Task to carry out: Starting at the line with "What SVG code", copy each line through the last one below exactly as written, without any pictures.

[Dataset items]
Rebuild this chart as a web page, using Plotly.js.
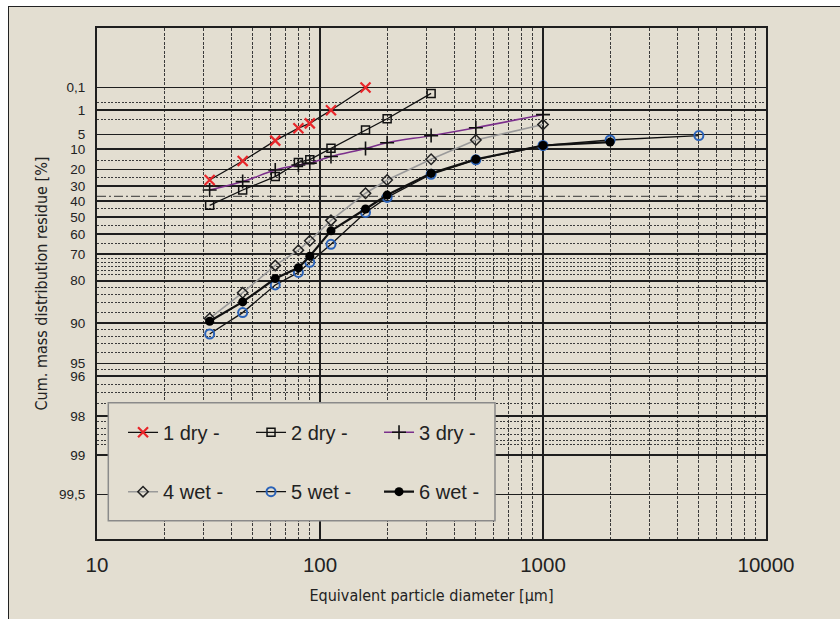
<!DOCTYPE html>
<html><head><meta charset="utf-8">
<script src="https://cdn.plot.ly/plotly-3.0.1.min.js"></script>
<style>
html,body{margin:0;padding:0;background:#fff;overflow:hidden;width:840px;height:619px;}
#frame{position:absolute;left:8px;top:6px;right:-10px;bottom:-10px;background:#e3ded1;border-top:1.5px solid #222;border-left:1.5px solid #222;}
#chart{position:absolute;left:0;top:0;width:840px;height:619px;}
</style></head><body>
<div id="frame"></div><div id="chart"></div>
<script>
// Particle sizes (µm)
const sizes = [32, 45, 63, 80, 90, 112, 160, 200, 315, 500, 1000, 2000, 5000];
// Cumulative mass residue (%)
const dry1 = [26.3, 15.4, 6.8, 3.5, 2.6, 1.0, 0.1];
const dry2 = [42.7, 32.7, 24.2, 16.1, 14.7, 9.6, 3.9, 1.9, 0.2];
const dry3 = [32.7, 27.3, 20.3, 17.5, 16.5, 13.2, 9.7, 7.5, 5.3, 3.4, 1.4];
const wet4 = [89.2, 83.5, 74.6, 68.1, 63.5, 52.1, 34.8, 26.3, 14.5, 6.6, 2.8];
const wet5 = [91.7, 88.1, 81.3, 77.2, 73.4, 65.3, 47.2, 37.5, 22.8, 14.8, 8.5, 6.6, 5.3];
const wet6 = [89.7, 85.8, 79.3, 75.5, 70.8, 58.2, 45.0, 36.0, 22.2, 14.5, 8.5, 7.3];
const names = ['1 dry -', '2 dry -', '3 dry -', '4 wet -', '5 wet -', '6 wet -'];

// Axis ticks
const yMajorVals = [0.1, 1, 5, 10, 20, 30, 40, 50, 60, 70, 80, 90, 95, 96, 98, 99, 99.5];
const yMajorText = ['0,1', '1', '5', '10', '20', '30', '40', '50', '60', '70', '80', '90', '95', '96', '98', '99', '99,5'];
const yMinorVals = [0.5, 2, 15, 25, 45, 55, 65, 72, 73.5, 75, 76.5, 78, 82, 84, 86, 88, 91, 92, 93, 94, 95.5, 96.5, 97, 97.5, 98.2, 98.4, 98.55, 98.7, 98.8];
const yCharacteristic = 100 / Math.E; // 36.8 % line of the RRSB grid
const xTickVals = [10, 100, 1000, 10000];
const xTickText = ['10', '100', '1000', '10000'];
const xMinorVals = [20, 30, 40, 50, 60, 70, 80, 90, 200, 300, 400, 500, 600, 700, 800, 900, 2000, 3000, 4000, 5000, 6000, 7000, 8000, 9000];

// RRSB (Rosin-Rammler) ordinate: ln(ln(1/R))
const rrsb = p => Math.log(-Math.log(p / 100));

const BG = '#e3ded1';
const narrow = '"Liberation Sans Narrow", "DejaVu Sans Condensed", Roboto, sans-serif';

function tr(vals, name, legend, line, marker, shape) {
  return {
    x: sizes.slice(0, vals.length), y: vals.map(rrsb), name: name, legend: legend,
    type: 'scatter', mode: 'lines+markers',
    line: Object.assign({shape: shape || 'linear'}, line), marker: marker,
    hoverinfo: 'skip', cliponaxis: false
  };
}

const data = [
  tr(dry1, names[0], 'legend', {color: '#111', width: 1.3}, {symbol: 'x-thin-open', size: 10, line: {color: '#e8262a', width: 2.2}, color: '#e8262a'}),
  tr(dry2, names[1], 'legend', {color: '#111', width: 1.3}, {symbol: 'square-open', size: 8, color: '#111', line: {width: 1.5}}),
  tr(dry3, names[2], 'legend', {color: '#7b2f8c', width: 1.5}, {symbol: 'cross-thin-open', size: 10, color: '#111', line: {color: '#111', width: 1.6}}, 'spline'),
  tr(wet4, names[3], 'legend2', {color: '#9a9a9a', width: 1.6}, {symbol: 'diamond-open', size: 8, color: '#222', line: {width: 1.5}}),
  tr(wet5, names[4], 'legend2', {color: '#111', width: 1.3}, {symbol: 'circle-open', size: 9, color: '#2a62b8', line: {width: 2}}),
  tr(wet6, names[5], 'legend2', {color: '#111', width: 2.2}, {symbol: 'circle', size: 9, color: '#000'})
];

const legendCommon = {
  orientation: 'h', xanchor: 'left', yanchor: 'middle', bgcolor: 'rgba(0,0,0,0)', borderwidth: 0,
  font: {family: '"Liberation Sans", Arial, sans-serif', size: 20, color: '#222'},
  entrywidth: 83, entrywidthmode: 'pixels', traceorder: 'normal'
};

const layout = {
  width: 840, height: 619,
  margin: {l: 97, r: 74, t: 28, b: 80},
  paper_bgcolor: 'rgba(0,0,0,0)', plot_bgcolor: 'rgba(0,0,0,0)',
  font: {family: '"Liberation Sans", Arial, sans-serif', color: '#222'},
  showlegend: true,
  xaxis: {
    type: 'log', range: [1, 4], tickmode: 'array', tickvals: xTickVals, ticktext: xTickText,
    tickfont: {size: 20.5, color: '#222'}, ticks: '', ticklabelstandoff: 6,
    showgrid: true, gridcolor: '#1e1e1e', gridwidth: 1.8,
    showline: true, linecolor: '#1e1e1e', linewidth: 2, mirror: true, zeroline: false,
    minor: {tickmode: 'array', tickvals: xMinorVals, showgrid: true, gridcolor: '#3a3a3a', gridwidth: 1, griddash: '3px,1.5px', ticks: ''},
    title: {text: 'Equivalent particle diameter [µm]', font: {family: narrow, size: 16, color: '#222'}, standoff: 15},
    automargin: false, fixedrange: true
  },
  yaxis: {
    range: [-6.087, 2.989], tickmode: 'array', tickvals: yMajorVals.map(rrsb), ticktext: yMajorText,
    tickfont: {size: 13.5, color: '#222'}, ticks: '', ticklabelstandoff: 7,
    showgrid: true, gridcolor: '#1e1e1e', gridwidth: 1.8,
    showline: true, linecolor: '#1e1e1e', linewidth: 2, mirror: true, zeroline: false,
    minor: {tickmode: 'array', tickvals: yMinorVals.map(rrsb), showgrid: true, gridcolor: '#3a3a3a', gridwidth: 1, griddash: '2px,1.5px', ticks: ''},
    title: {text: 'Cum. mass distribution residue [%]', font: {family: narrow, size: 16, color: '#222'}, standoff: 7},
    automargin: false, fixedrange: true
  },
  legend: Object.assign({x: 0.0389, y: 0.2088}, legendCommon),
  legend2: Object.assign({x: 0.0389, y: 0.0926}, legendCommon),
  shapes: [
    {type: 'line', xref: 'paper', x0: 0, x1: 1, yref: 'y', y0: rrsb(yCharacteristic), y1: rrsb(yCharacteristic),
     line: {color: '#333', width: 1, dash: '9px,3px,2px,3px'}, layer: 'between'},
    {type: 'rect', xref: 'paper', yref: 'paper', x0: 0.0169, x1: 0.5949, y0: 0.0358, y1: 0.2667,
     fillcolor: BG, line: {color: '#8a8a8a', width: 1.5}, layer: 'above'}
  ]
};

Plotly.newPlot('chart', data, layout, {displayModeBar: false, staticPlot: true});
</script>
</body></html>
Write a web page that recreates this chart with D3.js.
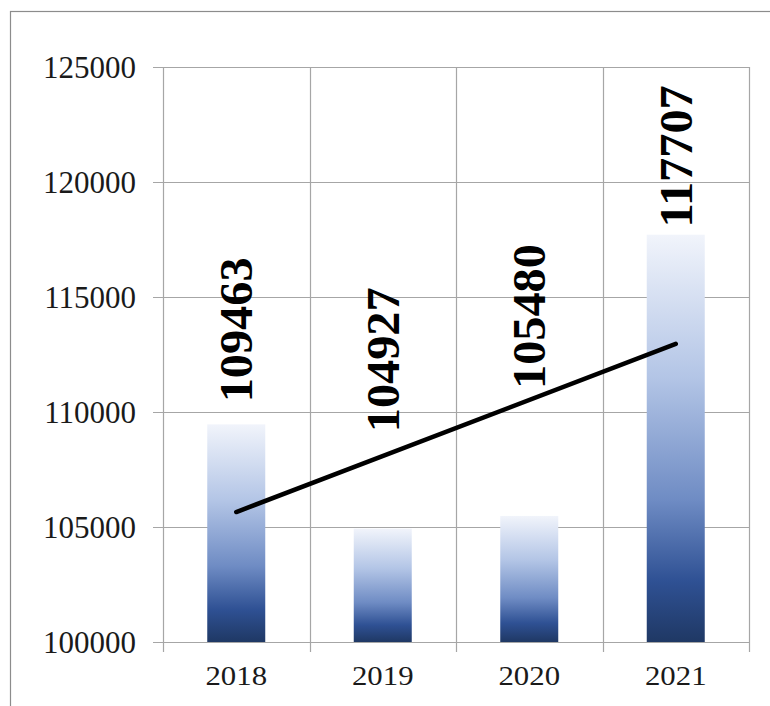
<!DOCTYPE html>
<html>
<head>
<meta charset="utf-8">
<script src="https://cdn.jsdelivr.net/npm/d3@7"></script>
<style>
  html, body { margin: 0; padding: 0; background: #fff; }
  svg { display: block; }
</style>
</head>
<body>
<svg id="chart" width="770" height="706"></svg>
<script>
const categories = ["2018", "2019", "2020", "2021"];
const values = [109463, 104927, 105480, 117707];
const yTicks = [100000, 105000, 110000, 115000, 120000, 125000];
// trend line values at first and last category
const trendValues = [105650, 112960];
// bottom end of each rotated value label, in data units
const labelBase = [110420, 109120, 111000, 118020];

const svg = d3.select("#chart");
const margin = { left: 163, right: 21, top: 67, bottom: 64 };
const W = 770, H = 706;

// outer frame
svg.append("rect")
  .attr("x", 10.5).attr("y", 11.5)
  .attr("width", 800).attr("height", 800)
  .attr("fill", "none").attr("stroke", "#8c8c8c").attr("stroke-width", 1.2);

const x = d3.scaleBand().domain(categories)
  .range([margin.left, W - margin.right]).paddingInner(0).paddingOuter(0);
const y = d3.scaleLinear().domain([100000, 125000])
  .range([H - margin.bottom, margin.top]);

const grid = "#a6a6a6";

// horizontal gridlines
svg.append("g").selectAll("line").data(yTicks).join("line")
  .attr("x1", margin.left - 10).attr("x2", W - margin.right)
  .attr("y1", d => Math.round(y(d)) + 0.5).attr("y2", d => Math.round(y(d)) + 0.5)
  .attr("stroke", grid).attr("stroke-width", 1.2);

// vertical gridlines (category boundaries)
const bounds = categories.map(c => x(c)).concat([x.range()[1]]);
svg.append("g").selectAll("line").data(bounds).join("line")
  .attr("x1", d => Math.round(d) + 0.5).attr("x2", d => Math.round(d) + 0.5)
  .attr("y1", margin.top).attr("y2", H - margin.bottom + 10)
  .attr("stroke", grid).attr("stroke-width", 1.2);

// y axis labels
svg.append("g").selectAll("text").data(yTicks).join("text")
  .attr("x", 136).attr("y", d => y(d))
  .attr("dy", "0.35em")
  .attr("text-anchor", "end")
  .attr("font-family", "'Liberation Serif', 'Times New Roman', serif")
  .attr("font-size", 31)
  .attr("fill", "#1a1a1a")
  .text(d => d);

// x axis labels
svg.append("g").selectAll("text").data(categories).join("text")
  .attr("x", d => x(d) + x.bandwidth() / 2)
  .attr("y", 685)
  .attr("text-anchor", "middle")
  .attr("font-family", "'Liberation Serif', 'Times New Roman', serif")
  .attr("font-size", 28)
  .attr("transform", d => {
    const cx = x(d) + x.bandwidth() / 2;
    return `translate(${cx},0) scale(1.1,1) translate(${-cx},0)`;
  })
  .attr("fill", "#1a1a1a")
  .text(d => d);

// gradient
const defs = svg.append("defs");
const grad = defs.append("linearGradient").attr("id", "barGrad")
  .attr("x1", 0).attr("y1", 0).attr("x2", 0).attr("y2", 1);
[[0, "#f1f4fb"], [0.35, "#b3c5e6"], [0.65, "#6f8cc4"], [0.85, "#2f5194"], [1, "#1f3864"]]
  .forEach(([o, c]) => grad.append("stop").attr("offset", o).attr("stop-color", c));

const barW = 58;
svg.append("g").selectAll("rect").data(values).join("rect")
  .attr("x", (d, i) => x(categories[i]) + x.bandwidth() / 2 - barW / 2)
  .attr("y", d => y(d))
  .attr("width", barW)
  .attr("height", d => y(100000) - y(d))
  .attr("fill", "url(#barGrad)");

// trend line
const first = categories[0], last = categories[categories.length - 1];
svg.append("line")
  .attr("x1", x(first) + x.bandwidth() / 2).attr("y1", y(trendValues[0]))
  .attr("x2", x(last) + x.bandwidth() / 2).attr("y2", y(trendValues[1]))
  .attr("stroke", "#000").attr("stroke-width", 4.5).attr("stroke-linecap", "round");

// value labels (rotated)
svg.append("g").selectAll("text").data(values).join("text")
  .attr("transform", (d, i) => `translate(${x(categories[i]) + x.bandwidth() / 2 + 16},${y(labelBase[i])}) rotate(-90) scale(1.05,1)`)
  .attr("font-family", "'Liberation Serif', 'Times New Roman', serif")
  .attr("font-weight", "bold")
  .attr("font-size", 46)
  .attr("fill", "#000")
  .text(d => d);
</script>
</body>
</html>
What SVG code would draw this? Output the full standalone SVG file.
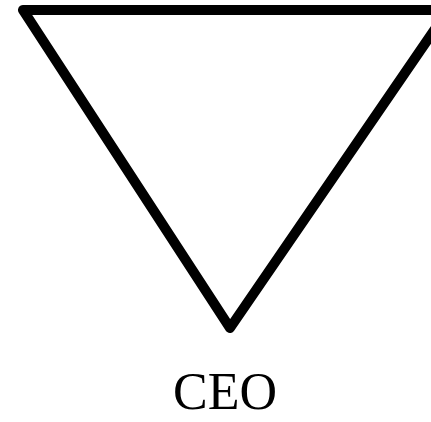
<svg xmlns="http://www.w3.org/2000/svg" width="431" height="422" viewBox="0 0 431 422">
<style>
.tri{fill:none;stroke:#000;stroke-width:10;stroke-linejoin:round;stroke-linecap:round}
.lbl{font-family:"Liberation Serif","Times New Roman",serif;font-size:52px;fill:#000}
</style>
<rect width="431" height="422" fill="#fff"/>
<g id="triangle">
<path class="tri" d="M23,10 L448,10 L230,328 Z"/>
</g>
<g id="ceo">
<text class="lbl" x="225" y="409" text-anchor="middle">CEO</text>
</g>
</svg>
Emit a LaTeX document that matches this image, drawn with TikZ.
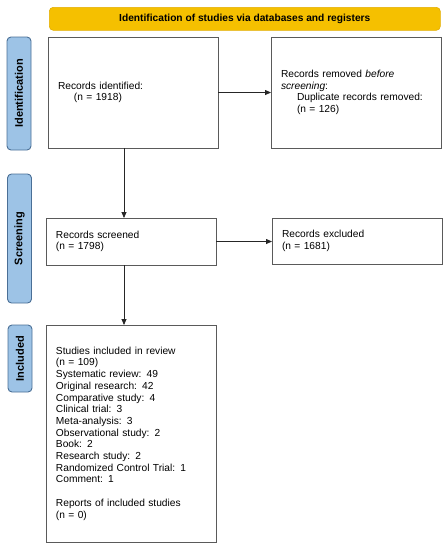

Solution to this problem:
What SVG code would draw this? Output the full standalone SVG file.
<svg xmlns="http://www.w3.org/2000/svg" width="431" height="422" viewBox="0 0 431 422">
<style>
.tri{fill:none;stroke:#000;stroke-width:10;stroke-linejoin:round;stroke-linecap:round}
.lbl{font-family:"Liberation Serif","Times New Roman",serif;font-size:52px;fill:#000}
</style>
<rect width="431" height="422" fill="#fff"/>
<g id="triangle">
<path class="tri" d="M23,10 L448,10 L230,328 Z"/>
</g>
<g id="ceo">
<text class="lbl" x="225" y="409" text-anchor="middle">CEO</text>
</g>
</svg>
Emit a LaTeX document that matches this image, drawn with TikZ.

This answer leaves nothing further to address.